Work to do:
What is the number of lines in the data holding the word "chart"? Give that number by itself.

Data provided:
----

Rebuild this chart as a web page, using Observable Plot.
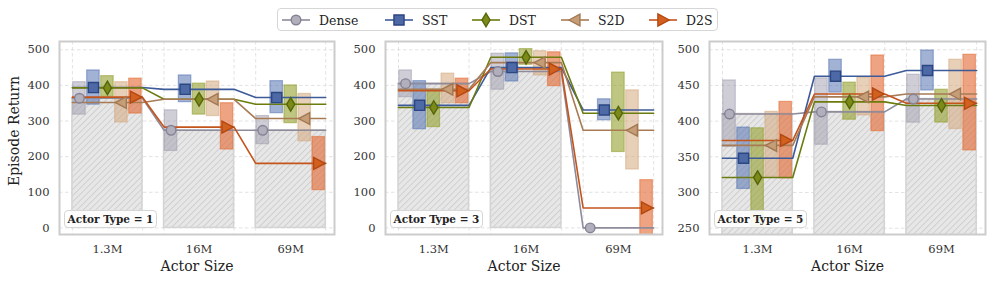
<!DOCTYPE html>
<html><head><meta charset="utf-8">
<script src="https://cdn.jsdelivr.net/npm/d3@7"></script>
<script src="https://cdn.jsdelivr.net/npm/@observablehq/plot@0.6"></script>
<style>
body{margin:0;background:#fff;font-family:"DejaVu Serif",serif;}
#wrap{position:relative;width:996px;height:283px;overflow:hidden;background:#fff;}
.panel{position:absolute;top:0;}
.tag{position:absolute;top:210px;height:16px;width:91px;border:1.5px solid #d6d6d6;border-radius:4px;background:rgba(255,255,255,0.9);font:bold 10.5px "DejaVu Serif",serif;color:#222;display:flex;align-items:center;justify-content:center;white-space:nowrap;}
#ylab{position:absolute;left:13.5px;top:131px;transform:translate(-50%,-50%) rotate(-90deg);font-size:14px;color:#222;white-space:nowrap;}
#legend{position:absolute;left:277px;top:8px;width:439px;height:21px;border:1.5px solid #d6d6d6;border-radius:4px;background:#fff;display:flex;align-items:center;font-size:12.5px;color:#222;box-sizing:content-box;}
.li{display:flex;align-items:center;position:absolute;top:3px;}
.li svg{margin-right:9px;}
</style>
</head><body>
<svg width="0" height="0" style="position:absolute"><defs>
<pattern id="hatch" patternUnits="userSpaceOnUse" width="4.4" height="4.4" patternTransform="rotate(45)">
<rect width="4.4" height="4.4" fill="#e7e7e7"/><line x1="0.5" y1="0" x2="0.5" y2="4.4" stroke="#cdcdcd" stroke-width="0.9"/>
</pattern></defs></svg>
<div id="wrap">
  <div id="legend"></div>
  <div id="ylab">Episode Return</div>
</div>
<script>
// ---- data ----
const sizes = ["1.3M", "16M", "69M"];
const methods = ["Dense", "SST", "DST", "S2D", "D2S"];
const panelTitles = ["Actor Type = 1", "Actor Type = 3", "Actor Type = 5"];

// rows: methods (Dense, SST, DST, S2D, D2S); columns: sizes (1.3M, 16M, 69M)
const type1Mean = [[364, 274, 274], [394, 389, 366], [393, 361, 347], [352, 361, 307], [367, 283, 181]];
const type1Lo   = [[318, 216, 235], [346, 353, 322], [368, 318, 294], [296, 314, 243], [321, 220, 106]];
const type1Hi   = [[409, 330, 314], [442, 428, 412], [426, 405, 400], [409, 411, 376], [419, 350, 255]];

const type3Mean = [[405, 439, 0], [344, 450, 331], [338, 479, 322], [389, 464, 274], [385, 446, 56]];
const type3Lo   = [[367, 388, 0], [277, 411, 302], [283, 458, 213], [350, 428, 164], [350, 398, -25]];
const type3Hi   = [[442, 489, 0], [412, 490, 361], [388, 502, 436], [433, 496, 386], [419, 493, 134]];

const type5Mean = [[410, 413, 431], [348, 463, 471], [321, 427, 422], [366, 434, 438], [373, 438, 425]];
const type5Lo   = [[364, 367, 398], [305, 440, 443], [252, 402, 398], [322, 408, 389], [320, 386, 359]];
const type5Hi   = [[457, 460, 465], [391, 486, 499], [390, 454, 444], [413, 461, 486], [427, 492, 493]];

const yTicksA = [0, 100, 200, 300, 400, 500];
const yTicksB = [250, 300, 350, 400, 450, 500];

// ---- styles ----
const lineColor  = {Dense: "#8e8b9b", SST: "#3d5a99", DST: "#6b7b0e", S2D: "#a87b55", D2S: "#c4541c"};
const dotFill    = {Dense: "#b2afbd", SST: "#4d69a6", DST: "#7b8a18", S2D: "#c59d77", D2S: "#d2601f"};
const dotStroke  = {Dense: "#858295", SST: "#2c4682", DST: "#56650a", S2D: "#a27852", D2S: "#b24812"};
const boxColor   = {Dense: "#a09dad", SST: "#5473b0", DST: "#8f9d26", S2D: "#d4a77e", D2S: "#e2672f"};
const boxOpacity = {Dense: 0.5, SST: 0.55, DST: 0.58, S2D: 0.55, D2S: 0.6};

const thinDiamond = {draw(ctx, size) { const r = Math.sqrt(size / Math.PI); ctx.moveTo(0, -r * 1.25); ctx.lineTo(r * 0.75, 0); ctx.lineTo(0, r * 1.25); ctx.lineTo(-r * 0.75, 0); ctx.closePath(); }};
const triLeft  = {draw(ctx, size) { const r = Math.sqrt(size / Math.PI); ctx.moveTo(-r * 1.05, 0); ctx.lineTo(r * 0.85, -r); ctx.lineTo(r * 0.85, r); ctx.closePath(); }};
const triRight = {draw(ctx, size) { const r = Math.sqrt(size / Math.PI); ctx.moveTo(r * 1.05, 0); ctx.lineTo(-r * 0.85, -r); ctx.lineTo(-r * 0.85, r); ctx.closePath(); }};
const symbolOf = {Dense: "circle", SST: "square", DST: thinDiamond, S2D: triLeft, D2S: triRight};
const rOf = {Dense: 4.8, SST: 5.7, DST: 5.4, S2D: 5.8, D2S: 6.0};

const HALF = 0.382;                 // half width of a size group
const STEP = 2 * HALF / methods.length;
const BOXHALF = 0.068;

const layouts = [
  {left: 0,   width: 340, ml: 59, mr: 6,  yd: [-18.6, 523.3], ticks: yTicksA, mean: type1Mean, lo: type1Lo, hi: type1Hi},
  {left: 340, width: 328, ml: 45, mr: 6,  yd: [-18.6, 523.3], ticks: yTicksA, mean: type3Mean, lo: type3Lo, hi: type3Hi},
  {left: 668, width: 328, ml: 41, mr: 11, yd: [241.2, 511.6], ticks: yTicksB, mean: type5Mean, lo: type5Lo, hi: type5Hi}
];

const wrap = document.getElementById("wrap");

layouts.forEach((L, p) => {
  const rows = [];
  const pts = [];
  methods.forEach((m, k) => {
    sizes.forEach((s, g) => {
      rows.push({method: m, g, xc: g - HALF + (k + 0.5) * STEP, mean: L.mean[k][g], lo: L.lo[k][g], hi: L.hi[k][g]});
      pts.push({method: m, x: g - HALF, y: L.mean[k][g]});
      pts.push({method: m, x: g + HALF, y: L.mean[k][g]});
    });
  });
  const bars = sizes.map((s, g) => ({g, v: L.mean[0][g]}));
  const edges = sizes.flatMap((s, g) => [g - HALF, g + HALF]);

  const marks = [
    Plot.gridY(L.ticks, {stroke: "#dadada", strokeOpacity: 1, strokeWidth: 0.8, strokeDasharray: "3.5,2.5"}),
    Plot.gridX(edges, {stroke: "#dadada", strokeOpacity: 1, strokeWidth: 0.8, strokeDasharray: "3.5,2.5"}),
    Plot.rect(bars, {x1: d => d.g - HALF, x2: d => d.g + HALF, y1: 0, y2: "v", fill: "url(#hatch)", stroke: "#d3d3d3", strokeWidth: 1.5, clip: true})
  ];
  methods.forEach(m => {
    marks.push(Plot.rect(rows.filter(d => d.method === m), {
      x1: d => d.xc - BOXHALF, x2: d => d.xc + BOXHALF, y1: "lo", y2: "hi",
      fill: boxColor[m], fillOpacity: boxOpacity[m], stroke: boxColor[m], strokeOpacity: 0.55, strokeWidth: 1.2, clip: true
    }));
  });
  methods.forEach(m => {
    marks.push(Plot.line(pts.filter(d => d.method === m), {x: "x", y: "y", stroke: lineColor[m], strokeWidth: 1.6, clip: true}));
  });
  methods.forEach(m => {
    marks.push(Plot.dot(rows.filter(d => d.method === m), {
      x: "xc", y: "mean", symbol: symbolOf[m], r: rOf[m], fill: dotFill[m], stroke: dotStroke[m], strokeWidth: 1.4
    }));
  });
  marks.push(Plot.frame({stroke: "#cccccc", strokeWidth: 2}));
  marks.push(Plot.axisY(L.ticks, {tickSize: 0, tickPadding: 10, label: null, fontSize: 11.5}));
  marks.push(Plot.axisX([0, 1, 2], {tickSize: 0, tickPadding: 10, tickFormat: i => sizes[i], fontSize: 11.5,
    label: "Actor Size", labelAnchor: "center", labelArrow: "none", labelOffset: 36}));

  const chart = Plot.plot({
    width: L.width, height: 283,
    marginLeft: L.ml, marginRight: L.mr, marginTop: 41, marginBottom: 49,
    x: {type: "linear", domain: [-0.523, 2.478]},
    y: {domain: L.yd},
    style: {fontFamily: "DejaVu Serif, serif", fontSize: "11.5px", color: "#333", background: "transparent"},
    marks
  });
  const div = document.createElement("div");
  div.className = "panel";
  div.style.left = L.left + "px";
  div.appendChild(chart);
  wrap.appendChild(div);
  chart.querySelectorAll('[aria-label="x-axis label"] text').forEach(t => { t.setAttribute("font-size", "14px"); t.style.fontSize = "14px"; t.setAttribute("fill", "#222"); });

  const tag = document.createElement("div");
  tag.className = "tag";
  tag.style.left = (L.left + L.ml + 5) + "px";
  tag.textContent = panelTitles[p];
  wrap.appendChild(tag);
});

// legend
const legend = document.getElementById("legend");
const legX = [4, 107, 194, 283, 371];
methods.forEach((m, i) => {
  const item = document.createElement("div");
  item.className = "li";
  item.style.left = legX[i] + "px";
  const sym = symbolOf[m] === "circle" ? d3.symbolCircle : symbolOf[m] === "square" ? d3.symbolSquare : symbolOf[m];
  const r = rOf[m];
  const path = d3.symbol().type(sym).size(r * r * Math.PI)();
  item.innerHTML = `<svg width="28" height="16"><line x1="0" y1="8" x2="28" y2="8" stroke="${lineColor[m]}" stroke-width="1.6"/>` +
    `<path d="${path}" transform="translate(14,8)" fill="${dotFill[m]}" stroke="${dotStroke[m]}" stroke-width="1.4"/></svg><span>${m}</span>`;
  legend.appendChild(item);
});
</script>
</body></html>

----

Answer to this problem:
4